_WHAT THE EXERCISE ASKS_
Repeat exactly the lines running from the first line of the data to the line containing "import * as", both ends included, and nothing else; drop the pictures.

_AVAILABLE DATA_
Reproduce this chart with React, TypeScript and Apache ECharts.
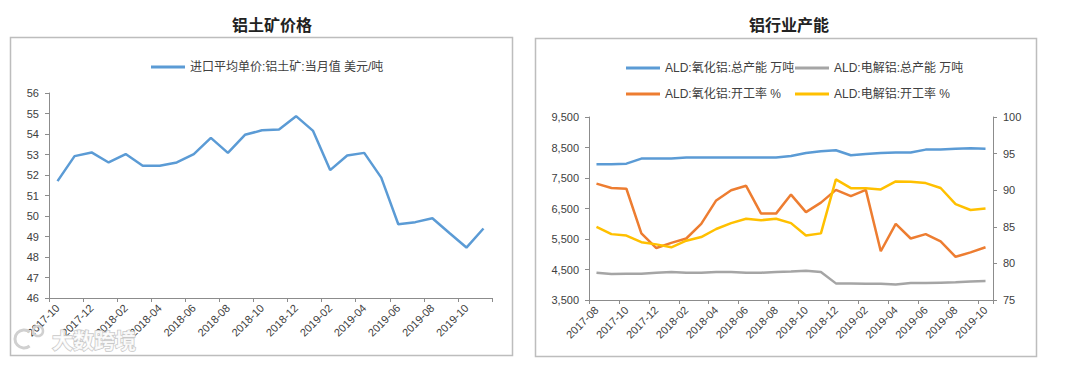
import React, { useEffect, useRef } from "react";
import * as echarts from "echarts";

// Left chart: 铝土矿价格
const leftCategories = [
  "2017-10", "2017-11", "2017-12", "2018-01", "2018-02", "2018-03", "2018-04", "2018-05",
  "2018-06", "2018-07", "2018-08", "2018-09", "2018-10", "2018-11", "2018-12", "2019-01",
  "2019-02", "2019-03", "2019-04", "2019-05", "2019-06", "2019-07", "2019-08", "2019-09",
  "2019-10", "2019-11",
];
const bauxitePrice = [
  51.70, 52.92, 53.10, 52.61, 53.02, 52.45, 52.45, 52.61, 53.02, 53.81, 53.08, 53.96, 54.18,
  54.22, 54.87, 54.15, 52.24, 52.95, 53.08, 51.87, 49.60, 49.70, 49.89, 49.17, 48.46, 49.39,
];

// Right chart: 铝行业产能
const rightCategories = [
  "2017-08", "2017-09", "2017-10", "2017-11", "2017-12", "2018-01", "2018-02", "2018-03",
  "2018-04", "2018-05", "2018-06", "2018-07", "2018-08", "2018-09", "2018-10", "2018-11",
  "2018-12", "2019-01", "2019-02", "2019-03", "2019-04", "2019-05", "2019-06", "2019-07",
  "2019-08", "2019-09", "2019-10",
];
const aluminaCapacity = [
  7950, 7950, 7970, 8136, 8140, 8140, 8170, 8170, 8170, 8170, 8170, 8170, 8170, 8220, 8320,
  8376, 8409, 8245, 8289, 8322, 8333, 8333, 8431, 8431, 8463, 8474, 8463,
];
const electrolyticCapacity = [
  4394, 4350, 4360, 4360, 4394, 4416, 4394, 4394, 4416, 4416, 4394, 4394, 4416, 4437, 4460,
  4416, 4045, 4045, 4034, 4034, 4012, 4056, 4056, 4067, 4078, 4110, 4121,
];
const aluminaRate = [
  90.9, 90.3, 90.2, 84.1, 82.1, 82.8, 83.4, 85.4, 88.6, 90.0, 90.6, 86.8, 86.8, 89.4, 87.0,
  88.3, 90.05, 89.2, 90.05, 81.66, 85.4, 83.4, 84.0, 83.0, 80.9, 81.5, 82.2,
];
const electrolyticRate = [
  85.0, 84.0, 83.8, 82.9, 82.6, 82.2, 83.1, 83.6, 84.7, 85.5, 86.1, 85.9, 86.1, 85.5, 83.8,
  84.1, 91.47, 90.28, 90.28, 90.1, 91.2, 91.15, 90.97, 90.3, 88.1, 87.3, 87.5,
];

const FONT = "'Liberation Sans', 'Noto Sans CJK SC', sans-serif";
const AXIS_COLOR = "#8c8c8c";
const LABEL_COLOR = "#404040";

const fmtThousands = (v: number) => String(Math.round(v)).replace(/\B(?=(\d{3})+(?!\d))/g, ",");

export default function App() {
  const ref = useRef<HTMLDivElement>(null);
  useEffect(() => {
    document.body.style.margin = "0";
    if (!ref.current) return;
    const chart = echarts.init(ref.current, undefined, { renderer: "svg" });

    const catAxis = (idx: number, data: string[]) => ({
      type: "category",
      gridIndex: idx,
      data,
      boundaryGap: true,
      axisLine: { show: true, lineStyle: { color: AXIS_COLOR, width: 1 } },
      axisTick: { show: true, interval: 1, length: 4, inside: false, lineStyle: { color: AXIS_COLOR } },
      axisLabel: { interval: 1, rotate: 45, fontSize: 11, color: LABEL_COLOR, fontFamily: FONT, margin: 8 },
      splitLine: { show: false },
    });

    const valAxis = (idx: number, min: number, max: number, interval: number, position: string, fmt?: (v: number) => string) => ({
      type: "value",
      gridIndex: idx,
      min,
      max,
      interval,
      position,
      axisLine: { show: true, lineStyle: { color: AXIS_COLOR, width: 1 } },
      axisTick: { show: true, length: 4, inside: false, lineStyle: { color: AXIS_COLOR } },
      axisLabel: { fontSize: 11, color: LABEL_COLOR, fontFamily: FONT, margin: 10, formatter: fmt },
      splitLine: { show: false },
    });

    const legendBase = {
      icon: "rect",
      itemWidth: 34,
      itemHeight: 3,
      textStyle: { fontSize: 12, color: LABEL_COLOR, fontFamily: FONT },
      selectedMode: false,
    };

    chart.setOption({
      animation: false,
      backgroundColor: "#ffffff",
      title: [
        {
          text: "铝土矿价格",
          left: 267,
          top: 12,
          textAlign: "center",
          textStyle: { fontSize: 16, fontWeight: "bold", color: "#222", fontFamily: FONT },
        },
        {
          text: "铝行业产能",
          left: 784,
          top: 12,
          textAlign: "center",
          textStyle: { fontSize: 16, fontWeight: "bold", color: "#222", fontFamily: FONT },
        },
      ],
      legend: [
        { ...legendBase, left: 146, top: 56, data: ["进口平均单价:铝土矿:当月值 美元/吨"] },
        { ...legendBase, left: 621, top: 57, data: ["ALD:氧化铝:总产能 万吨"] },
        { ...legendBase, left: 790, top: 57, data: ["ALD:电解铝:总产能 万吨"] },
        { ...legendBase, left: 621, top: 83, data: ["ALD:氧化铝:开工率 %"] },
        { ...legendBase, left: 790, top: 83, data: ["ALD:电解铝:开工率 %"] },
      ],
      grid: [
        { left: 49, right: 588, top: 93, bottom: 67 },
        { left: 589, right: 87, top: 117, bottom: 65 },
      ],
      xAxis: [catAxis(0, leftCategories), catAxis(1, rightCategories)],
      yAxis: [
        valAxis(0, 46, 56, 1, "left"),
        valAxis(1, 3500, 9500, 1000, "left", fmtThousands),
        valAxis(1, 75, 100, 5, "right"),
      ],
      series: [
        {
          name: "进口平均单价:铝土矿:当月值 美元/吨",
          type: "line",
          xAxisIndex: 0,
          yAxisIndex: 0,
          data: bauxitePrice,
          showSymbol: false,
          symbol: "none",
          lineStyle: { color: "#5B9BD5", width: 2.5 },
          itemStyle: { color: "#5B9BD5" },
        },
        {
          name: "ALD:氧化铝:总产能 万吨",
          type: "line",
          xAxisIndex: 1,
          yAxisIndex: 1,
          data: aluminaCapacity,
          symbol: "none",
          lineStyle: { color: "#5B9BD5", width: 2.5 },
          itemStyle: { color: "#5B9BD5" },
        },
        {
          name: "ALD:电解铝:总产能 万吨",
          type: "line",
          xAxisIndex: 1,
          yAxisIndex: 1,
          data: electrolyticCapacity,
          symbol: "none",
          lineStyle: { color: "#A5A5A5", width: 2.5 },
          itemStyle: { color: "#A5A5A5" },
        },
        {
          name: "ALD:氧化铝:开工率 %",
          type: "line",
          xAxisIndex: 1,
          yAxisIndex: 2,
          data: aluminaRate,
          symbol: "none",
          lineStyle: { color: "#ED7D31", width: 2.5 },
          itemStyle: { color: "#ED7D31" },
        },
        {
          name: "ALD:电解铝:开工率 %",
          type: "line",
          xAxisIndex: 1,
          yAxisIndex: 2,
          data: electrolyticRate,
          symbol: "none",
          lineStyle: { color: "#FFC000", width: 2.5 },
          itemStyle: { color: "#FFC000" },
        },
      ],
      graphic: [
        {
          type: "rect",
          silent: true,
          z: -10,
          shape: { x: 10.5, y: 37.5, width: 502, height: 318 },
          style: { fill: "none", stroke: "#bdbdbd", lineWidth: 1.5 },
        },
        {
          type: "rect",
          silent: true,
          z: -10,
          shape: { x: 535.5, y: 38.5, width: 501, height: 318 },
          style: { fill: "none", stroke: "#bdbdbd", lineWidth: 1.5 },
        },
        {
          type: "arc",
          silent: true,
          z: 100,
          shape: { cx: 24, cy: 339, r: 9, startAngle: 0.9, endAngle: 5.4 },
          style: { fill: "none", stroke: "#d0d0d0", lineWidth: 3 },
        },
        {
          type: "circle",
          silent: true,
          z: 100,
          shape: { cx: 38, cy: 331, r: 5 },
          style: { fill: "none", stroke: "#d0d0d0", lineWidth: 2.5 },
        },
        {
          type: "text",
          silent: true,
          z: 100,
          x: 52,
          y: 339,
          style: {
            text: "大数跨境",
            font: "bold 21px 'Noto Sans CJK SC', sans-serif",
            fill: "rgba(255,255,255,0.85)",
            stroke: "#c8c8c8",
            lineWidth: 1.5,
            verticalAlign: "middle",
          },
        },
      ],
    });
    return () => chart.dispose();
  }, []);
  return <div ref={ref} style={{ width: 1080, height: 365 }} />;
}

_FINISHED TASK_
Reproduce this chart with React, TypeScript and Apache ECharts.
import React, { useEffect, useRef } from "react";
import * as echarts from "echarts";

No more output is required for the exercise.